Dreams of Reality

In my mind it’s difficult to understand what’s real and what’s fake. My dreams are so vivid and alive that they feel real, but they’re not. And in my mind, what’s real is just a routine that I have to do on a daily basis. Like my dream about being a witch with magical powers like talking to the dead. Now that was a crazy dream, its not like I could fly or anything, it was just weird. I’ve also had a dream where I could control almost 100% of my brain, although a normal human can only control 10%. I felt pretty powerful about the whole idea. But I don’t feel real, I feel like a dream. My dreams and my reality are so mixed up together that It’s difficult for even me to realize what’s real and what’s not. If you don’t understand my mind, don’t feel alone. Neither do I.

My dreams are never true, but I wish they were.

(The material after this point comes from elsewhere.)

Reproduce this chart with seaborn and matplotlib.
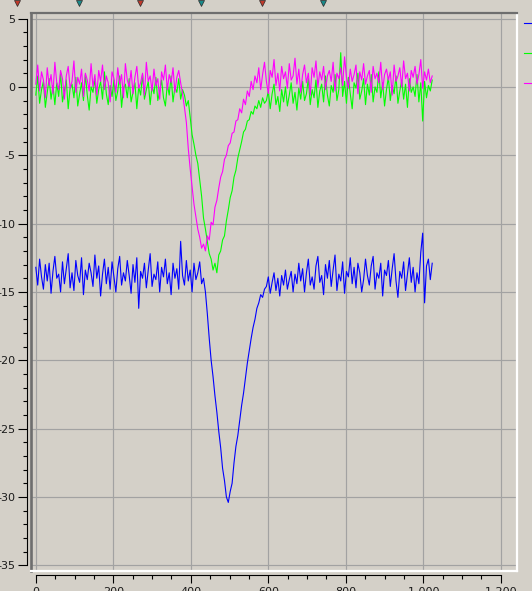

My reality is not the way I want it, but it never will be. I have written many times about dreams and reality. I’ve never really shared my stories though because they didn’t make sense to me. I wish I could find a balance and understand what’s really going on inside my mind. I can’t seem to find control over my dreams or my reality. Thinking, believing, doing, saying: there is no control. I don’t know if I have control over anything. If I did have control it would be different. People tell me to “not do this” and “not do that” and “think before you act.” But I can’t.

You ask me who I am, I say “ I don’t know”, because I really don’t. Maybe it’s a mental disorder, maybe it’s an emotional disorder, or maybe I’m not me. Crazy thing to think about. Not knowing who you are. I can dream about something and believe it really happened or that I really did it. Also something can be real and I won’t remember it, I won’t believe it. I want my mind to be able to comprehend what’s real and what’s fake. Am I crazy? Doubtful. I just don’t know the difference between dreams and reality. Not knowing or just not caring to see the difference. If you can figure out what’s a dream and what’s reality, let me know.